-- THE EXERCISE --
Each of the entries should be retyped precisely as it appears.

[Plotting code records]
—————

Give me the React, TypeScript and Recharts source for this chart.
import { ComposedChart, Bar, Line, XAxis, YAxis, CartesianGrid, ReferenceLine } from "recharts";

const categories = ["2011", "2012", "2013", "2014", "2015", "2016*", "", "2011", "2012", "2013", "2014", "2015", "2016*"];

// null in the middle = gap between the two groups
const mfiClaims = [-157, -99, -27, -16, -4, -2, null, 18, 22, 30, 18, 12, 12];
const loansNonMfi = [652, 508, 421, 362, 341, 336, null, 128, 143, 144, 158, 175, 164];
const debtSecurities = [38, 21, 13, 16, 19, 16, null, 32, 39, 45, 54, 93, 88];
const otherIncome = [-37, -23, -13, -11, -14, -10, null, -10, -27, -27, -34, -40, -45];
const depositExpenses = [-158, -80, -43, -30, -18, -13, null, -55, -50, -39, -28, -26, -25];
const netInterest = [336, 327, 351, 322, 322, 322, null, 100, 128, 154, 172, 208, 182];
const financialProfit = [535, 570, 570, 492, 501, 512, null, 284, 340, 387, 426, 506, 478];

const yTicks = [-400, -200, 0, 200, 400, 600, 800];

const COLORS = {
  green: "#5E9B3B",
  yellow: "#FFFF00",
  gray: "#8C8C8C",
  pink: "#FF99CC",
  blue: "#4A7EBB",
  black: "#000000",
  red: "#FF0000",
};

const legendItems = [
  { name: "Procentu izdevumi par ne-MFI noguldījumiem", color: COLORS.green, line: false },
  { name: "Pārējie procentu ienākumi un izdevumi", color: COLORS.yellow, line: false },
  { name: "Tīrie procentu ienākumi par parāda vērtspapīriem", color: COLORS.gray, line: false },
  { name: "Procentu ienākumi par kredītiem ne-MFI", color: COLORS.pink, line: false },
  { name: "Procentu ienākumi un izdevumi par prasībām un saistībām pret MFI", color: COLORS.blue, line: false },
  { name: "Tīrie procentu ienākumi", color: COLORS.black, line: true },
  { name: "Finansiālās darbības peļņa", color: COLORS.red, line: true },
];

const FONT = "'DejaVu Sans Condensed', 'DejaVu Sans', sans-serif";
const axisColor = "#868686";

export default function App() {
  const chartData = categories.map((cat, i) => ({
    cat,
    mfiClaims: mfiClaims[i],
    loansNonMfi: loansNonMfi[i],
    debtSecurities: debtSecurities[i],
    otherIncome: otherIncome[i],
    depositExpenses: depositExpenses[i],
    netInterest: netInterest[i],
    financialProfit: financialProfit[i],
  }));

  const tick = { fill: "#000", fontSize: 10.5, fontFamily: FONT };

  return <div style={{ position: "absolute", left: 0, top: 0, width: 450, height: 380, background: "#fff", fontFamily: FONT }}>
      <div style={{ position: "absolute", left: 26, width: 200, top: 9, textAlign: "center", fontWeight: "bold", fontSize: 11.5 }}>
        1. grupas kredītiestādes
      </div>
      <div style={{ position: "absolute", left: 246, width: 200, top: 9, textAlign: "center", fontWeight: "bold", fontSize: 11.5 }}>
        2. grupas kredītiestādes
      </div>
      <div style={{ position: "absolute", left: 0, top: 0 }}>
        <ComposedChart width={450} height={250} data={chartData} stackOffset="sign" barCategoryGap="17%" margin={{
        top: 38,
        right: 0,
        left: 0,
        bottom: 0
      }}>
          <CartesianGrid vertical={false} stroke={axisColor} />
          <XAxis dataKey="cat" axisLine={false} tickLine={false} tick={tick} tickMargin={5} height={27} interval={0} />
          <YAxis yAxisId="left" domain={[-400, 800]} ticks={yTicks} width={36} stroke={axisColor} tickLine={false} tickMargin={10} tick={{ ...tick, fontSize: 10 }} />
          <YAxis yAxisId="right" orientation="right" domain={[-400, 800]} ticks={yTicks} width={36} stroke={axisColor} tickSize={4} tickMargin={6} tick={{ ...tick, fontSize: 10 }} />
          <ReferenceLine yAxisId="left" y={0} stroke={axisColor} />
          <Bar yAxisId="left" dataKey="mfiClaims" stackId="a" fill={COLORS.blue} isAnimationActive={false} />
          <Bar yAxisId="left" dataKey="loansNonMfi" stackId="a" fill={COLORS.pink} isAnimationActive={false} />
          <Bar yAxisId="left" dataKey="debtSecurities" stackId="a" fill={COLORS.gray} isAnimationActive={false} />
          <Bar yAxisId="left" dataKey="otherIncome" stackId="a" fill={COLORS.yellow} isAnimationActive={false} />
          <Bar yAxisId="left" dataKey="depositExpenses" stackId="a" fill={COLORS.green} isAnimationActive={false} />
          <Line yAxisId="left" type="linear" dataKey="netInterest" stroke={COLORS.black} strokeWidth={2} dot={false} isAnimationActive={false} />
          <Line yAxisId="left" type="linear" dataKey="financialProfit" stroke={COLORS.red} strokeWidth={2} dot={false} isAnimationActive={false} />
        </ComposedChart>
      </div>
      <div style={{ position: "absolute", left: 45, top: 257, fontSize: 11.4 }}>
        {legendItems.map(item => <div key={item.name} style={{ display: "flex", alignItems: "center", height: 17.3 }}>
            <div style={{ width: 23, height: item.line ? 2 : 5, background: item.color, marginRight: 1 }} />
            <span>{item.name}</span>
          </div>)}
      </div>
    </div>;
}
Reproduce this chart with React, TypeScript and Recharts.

—————

-- EXPECTED ANSWER --
Give me the React, TypeScript and Recharts source for this chart.
import { ComposedChart, Bar, Line, XAxis, YAxis, CartesianGrid, ReferenceLine } from "recharts";

const categories = ["2011", "2012", "2013", "2014", "2015", "2016*", "", "2011", "2012", "2013", "2014", "2015", "2016*"];

// null in the middle = gap between the two groups
const mfiClaims = [-157, -99, -27, -16, -4, -2, null, 18, 22, 30, 18, 12, 12];
const loansNonMfi = [652, 508, 421, 362, 341, 336, null, 128, 143, 144, 158, 175, 164];
const debtSecurities = [38, 21, 13, 16, 19, 16, null, 32, 39, 45, 54, 93, 88];
const otherIncome = [-37, -23, -13, -11, -14, -10, null, -10, -27, -27, -34, -40, -45];
const depositExpenses = [-158, -80, -43, -30, -18, -13, null, -55, -50, -39, -28, -26, -25];
const netInterest = [336, 327, 351, 322, 322, 322, null, 100, 128, 154, 172, 208, 182];
const financialProfit = [535, 570, 570, 492, 501, 512, null, 284, 340, 387, 426, 506, 478];

const yTicks = [-400, -200, 0, 200, 400, 600, 800];

const COLORS = {
  green: "#5E9B3B",
  yellow: "#FFFF00",
  gray: "#8C8C8C",
  pink: "#FF99CC",
  blue: "#4A7EBB",
  black: "#000000",
  red: "#FF0000",
};

const legendItems = [
  { name: "Procentu izdevumi par ne-MFI noguldījumiem", color: COLORS.green, line: false },
  { name: "Pārējie procentu ienākumi un izdevumi", color: COLORS.yellow, line: false },
  { name: "Tīrie procentu ienākumi par parāda vērtspapīriem", color: COLORS.gray, line: false },
  { name: "Procentu ienākumi par kredītiem ne-MFI", color: COLORS.pink, line: false },
  { name: "Procentu ienākumi un izdevumi par prasībām un saistībām pret MFI", color: COLORS.blue, line: false },
  { name: "Tīrie procentu ienākumi", color: COLORS.black, line: true },
  { name: "Finansiālās darbības peļņa", color: COLORS.red, line: true },
];

const FONT = "'DejaVu Sans Condensed', 'DejaVu Sans', sans-serif";
const axisColor = "#868686";

export default function App() {
  const chartData = categories.map((cat, i) => ({
    cat,
    mfiClaims: mfiClaims[i],
    loansNonMfi: loansNonMfi[i],
    debtSecurities: debtSecurities[i],
    otherIncome: otherIncome[i],
    depositExpenses: depositExpenses[i],
    netInterest: netInterest[i],
    financialProfit: financialProfit[i],
  }));

  const tick = { fill: "#000", fontSize: 10.5, fontFamily: FONT };

  return <div style={{ position: "absolute", left: 0, top: 0, width: 450, height: 380, background: "#fff", fontFamily: FONT }}>
      <div style={{ position: "absolute", left: 26, width: 200, top: 9, textAlign: "center", fontWeight: "bold", fontSize: 11.5 }}>
        1. grupas kredītiestādes
      </div>
      <div style={{ position: "absolute", left: 246, width: 200, top: 9, textAlign: "center", fontWeight: "bold", fontSize: 11.5 }}>
        2. grupas kredītiestādes
      </div>
      <div style={{ position: "absolute", left: 0, top: 0 }}>
        <ComposedChart width={450} height={250} data={chartData} stackOffset="sign" barCategoryGap="17%" margin={{
        top: 38,
        right: 0,
        left: 0,
        bottom: 0
      }}>
          <CartesianGrid vertical={false} stroke={axisColor} />
          <XAxis dataKey="cat" axisLine={false} tickLine={false} tick={tick} tickMargin={5} height={27} interval={0} />
          <YAxis yAxisId="left" domain={[-400, 800]} ticks={yTicks} width={36} stroke={axisColor} tickLine={false} tickMargin={10} tick={{ ...tick, fontSize: 10 }} />
          <YAxis yAxisId="right" orientation="right" domain={[-400, 800]} ticks={yTicks} width={36} stroke={axisColor} tickSize={4} tickMargin={6} tick={{ ...tick, fontSize: 10 }} />
          <ReferenceLine yAxisId="left" y={0} stroke={axisColor} />
          <Bar yAxisId="left" dataKey="mfiClaims" stackId="a" fill={COLORS.blue} isAnimationActive={false} />
          <Bar yAxisId="left" dataKey="loansNonMfi" stackId="a" fill={COLORS.pink} isAnimationActive={false} />
          <Bar yAxisId="left" dataKey="debtSecurities" stackId="a" fill={COLORS.gray} isAnimationActive={false} />
          <Bar yAxisId="left" dataKey="otherIncome" stackId="a" fill={COLORS.yellow} isAnimationActive={false} />
          <Bar yAxisId="left" dataKey="depositExpenses" stackId="a" fill={COLORS.green} isAnimationActive={false} />
          <Line yAxisId="left" type="linear" dataKey="netInterest" stroke={COLORS.black} strokeWidth={2} dot={false} isAnimationActive={false} />
          <Line yAxisId="left" type="linear" dataKey="financialProfit" stroke={COLORS.red} strokeWidth={2} dot={false} isAnimationActive={false} />
        </ComposedChart>
      </div>
      <div style={{ position: "absolute", left: 45, top: 257, fontSize: 11.4 }}>
        {legendItems.map(item => <div key={item.name} style={{ display: "flex", alignItems: "center", height: 17.3 }}>
            <div style={{ width: 23, height: item.line ? 2 : 5, background: item.color, marginRight: 1 }} />
            <span>{item.name}</span>
          </div>)}
      </div>
    </div>;
}
Reproduce this chart with React, TypeScript and Recharts.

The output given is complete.